§ **EXERCISE PROMPT**
Reproduce the material below line by line, beginning with its first line and ending with the line that contains "const refY = [0.3, 1.8];"; leave out pictures.

§ **DATA**
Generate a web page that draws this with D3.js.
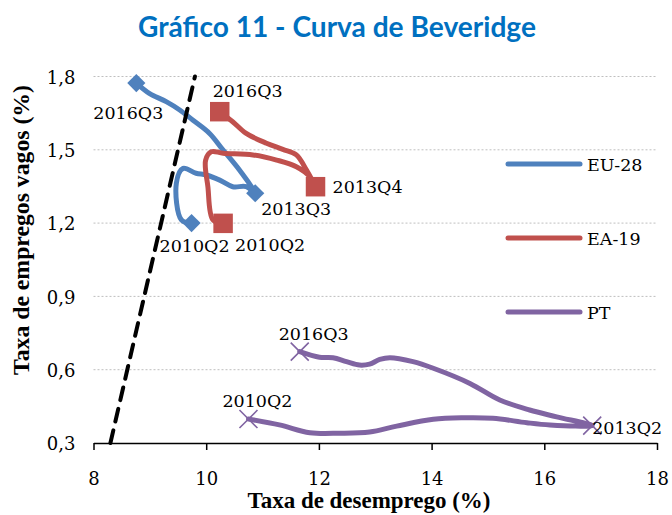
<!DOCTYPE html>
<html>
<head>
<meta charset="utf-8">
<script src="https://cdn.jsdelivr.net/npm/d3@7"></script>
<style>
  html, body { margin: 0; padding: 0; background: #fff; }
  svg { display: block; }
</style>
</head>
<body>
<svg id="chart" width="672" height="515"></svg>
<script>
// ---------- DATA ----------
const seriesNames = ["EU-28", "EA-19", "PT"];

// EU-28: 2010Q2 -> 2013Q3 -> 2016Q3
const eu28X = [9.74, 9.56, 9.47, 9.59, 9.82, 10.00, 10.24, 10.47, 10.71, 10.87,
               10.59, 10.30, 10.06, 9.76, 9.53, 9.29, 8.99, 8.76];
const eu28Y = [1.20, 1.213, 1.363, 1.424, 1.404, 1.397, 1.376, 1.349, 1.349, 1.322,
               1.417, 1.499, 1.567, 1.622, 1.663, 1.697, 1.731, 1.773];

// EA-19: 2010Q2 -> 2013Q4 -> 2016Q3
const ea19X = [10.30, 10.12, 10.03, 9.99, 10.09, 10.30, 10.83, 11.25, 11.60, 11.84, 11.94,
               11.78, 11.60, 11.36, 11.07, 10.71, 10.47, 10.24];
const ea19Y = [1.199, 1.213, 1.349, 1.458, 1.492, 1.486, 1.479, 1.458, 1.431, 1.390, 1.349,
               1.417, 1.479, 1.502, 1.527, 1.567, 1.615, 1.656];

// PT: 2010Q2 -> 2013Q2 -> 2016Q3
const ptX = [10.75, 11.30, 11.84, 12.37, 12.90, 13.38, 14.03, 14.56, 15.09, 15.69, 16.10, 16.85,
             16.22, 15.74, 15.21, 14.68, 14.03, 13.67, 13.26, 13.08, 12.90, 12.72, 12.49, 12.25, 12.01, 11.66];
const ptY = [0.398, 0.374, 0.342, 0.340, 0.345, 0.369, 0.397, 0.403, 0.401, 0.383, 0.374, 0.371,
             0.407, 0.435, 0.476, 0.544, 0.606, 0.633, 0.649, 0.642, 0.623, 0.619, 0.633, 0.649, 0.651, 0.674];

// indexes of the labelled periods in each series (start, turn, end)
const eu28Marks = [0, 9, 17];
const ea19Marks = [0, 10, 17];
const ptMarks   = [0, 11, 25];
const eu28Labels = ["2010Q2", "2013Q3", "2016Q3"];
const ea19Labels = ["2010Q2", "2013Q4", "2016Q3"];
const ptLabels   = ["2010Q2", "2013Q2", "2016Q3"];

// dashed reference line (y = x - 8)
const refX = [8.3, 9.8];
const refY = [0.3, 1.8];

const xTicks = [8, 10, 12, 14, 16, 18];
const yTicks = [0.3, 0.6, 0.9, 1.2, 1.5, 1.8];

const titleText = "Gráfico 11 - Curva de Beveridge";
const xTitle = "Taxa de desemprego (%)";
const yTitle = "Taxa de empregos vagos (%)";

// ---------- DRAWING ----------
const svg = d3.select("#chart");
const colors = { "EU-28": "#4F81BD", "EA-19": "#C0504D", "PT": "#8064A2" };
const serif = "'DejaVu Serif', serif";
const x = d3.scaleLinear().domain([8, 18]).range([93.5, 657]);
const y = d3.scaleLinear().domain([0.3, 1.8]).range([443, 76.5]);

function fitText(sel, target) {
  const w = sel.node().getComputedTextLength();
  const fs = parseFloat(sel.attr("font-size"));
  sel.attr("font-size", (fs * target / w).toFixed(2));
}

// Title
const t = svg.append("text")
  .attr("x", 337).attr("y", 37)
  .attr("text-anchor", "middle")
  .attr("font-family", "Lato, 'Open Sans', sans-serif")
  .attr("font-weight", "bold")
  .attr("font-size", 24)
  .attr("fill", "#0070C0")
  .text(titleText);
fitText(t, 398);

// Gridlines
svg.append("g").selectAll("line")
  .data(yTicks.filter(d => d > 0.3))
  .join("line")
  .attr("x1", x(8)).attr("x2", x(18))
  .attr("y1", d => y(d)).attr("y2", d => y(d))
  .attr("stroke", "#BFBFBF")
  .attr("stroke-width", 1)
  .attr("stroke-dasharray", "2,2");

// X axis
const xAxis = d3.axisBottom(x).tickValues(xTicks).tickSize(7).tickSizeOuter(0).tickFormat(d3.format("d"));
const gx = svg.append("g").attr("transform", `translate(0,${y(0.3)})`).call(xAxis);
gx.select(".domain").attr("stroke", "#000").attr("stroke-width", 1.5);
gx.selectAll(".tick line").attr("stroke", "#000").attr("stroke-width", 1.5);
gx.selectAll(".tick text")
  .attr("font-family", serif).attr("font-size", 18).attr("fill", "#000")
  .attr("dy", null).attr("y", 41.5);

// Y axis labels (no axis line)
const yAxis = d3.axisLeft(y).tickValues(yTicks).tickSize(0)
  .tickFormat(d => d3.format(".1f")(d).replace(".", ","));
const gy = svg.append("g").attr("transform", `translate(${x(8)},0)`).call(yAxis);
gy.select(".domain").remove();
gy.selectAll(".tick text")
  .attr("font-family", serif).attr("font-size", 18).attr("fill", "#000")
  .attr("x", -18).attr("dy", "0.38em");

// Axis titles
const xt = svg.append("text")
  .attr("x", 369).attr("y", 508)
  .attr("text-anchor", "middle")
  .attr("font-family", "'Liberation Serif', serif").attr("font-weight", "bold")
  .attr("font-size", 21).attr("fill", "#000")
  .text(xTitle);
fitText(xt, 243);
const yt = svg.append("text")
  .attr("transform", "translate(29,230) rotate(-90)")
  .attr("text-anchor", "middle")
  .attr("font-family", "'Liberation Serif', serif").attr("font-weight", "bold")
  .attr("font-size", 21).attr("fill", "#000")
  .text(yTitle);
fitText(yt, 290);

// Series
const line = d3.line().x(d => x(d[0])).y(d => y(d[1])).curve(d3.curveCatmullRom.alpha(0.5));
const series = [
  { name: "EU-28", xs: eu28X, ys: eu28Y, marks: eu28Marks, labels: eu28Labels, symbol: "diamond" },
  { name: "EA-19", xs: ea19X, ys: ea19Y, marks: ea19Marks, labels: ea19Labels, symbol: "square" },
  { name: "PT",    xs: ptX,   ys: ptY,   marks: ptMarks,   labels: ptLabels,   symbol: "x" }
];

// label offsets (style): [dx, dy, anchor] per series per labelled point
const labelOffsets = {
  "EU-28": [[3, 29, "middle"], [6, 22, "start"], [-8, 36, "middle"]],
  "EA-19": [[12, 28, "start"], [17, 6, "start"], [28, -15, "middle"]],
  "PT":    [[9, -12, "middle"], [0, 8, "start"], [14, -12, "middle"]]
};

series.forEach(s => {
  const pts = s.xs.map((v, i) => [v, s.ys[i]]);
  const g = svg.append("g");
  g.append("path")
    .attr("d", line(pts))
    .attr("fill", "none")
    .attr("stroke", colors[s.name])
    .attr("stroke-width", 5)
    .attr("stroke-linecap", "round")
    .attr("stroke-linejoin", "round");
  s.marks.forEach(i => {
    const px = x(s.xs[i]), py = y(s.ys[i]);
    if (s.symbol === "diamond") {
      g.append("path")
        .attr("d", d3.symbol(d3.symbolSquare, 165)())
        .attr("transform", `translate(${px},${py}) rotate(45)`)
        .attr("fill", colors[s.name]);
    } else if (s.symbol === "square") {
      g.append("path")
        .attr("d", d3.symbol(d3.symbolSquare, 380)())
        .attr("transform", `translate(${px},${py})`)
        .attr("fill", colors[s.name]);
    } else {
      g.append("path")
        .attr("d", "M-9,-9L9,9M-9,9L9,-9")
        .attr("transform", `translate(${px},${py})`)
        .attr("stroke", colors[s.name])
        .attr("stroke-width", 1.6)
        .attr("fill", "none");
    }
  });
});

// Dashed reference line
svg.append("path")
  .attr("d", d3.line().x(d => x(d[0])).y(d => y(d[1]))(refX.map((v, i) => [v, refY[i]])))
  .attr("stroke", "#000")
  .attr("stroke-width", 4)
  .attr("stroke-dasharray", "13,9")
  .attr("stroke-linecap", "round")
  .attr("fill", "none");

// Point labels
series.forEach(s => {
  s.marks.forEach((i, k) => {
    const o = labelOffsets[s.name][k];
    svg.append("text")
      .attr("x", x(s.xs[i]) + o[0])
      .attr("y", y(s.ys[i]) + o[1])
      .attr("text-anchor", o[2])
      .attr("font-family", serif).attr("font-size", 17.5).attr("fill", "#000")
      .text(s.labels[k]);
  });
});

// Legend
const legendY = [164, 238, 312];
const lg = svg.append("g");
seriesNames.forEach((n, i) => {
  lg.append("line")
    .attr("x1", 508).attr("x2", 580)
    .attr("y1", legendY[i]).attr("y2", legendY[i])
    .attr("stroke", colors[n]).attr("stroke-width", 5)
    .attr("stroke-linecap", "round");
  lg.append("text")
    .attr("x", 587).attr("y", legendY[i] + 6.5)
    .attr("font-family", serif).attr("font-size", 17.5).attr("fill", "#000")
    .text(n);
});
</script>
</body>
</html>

§ **EXERCISE ANSWER**
Generate a web page that draws this with D3.js.
<!DOCTYPE html>
<html>
<head>
<meta charset="utf-8">
<script src="https://cdn.jsdelivr.net/npm/d3@7"></script>
<style>
  html, body { margin: 0; padding: 0; background: #fff; }
  svg { display: block; }
</style>
</head>
<body>
<svg id="chart" width="672" height="515"></svg>
<script>
// ---------- DATA ----------
const seriesNames = ["EU-28", "EA-19", "PT"];

// EU-28: 2010Q2 -> 2013Q3 -> 2016Q3
const eu28X = [9.74, 9.56, 9.47, 9.59, 9.82, 10.00, 10.24, 10.47, 10.71, 10.87,
               10.59, 10.30, 10.06, 9.76, 9.53, 9.29, 8.99, 8.76];
const eu28Y = [1.20, 1.213, 1.363, 1.424, 1.404, 1.397, 1.376, 1.349, 1.349, 1.322,
               1.417, 1.499, 1.567, 1.622, 1.663, 1.697, 1.731, 1.773];

// EA-19: 2010Q2 -> 2013Q4 -> 2016Q3
const ea19X = [10.30, 10.12, 10.03, 9.99, 10.09, 10.30, 10.83, 11.25, 11.60, 11.84, 11.94,
               11.78, 11.60, 11.36, 11.07, 10.71, 10.47, 10.24];
const ea19Y = [1.199, 1.213, 1.349, 1.458, 1.492, 1.486, 1.479, 1.458, 1.431, 1.390, 1.349,
               1.417, 1.479, 1.502, 1.527, 1.567, 1.615, 1.656];

// PT: 2010Q2 -> 2013Q2 -> 2016Q3
const ptX = [10.75, 11.30, 11.84, 12.37, 12.90, 13.38, 14.03, 14.56, 15.09, 15.69, 16.10, 16.85,
             16.22, 15.74, 15.21, 14.68, 14.03, 13.67, 13.26, 13.08, 12.90, 12.72, 12.49, 12.25, 12.01, 11.66];
const ptY = [0.398, 0.374, 0.342, 0.340, 0.345, 0.369, 0.397, 0.403, 0.401, 0.383, 0.374, 0.371,
             0.407, 0.435, 0.476, 0.544, 0.606, 0.633, 0.649, 0.642, 0.623, 0.619, 0.633, 0.649, 0.651, 0.674];

// indexes of the labelled periods in each series (start, turn, end)
const eu28Marks = [0, 9, 17];
const ea19Marks = [0, 10, 17];
const ptMarks   = [0, 11, 25];
const eu28Labels = ["2010Q2", "2013Q3", "2016Q3"];
const ea19Labels = ["2010Q2", "2013Q4", "2016Q3"];
const ptLabels   = ["2010Q2", "2013Q2", "2016Q3"];

// dashed reference line (y = x - 8)
const refX = [8.3, 9.8];
const refY = [0.3, 1.8];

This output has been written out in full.